EXERCISE PROMPT: Pull every line holding the string "that" from the records below.

..............................

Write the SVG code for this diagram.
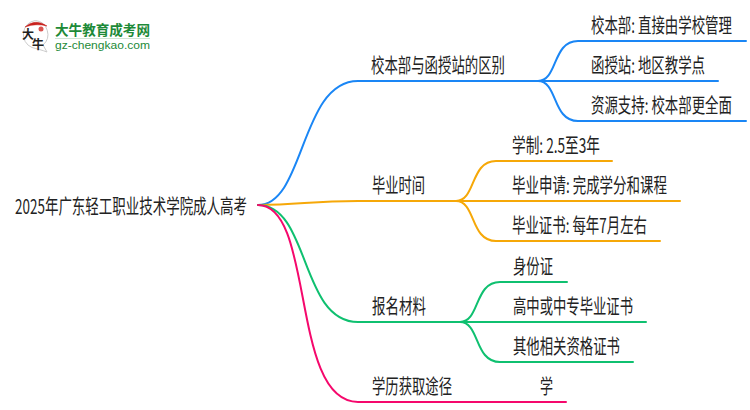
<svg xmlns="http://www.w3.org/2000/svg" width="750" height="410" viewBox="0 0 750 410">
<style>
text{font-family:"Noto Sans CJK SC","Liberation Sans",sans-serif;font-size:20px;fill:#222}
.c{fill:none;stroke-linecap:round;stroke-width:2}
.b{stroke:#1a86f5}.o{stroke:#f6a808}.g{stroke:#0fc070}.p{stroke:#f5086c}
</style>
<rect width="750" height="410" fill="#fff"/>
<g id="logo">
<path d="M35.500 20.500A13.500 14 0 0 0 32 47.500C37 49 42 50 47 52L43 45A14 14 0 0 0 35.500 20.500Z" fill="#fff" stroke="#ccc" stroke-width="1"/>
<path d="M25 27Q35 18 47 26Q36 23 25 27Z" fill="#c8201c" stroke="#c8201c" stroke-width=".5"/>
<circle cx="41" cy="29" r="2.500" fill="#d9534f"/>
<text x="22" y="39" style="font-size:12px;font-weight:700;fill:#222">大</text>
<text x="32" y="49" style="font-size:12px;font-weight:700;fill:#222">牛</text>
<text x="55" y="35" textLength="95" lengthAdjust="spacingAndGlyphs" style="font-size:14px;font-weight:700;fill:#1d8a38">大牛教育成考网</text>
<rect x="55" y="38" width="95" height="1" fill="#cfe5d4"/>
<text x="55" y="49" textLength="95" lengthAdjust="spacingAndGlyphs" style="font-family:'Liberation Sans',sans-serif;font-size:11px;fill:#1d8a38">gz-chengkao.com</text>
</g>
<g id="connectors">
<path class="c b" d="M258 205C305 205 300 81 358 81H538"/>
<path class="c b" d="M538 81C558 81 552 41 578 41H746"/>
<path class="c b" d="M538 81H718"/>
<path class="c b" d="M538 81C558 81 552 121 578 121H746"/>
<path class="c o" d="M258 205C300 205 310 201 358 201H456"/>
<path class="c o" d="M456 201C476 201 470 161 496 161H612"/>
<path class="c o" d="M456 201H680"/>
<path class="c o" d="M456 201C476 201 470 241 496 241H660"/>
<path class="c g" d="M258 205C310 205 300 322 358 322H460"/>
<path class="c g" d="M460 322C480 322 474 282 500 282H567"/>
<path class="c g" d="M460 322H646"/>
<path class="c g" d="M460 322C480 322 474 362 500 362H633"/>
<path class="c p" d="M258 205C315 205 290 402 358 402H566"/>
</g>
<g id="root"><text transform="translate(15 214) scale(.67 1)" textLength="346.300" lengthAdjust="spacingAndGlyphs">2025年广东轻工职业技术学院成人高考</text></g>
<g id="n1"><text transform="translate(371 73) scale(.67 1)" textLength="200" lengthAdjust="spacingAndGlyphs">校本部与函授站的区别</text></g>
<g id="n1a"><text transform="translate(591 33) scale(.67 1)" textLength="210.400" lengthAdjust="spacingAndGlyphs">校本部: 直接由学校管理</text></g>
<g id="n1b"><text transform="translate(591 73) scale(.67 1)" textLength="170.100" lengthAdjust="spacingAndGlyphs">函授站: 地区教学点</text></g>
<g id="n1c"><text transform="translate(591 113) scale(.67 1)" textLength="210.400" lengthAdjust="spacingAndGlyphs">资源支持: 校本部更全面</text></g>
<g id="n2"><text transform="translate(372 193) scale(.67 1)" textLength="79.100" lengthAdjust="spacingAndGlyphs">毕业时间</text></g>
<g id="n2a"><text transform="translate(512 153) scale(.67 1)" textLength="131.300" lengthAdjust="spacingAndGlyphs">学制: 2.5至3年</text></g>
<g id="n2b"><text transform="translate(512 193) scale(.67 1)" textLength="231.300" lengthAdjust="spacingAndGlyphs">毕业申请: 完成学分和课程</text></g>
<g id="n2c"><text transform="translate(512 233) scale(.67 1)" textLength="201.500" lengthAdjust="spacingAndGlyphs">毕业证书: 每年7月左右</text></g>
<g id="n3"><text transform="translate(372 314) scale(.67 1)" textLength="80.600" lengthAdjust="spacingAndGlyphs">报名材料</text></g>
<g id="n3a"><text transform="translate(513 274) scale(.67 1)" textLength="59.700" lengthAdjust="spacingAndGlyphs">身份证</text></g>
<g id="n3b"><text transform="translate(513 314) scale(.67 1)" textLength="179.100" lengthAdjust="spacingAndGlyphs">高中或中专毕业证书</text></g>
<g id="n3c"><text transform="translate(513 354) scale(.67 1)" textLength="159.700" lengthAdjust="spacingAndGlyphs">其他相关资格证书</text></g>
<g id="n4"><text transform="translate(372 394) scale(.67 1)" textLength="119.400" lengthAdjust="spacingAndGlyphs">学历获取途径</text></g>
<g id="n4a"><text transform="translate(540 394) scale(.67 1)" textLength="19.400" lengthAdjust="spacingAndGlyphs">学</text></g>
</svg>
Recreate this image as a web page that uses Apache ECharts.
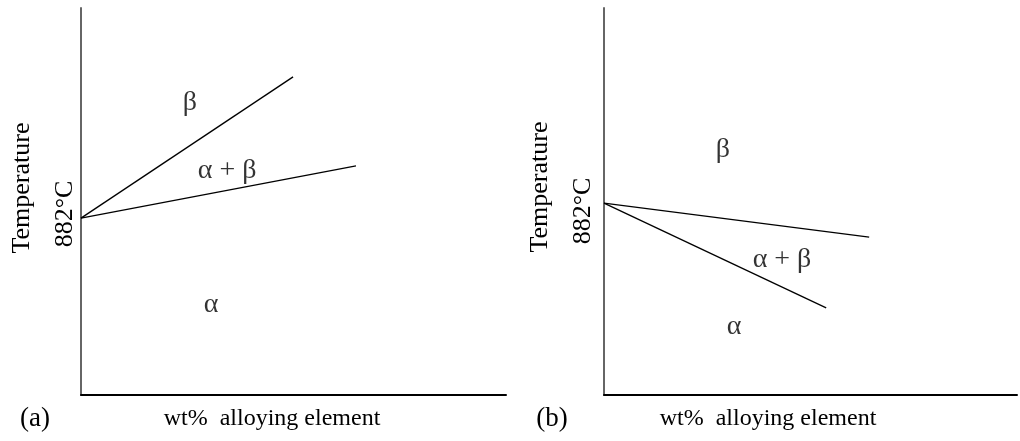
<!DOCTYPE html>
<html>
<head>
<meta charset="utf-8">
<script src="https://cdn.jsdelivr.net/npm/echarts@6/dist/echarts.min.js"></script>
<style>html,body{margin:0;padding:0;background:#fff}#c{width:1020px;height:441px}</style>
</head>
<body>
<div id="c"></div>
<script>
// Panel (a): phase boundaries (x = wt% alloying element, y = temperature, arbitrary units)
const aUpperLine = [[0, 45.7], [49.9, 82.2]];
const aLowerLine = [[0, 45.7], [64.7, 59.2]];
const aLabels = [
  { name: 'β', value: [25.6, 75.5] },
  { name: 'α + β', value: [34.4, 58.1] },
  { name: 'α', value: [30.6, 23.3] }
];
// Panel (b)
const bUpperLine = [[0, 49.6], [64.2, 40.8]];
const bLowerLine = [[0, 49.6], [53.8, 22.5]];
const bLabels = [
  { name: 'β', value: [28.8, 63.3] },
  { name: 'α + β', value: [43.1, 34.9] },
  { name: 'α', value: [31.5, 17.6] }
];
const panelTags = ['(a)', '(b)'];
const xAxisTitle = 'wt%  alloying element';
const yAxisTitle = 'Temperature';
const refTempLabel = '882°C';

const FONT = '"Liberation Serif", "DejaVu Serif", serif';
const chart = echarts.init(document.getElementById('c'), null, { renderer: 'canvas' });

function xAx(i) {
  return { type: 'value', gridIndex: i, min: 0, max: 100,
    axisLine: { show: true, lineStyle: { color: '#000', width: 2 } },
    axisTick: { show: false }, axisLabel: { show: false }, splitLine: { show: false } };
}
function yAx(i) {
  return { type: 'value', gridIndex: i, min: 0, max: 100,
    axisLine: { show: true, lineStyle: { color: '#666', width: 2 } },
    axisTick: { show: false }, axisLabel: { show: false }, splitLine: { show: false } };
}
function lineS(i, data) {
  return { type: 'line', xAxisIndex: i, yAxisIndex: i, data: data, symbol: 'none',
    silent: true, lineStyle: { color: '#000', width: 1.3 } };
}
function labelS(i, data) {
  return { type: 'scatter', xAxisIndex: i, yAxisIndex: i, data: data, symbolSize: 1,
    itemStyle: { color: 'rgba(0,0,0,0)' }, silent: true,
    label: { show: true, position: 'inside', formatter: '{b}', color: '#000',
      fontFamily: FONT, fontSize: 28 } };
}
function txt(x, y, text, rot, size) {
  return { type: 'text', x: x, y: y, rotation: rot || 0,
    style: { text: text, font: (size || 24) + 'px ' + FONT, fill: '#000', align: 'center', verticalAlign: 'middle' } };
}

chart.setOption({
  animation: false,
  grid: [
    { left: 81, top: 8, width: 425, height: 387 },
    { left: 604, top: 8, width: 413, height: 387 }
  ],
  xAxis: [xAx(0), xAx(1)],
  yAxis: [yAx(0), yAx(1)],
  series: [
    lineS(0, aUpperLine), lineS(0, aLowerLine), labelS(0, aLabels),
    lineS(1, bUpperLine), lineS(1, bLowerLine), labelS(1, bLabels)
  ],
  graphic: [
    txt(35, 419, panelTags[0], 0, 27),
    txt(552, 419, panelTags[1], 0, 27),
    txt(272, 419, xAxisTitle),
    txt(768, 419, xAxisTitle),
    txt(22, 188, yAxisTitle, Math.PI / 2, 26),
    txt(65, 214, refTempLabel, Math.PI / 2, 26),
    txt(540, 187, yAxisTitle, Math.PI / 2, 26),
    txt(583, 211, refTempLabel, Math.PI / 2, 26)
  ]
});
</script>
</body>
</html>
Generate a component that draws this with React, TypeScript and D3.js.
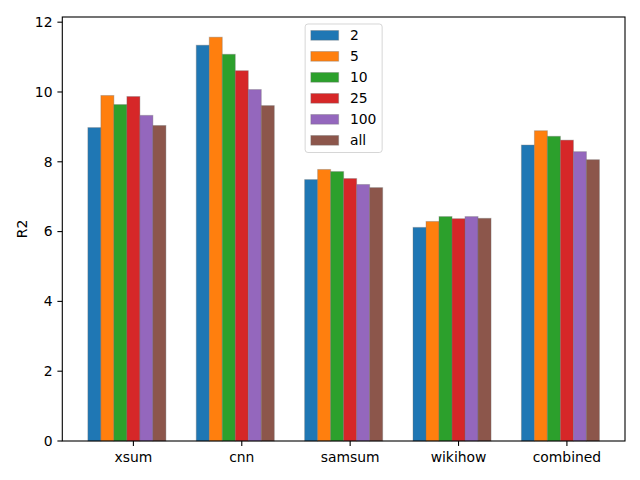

..............................

THE SOLUTION:
Recreate this image as a web page that uses Apache ECharts.
Generate a component that draws this with React, TypeScript and D3.js.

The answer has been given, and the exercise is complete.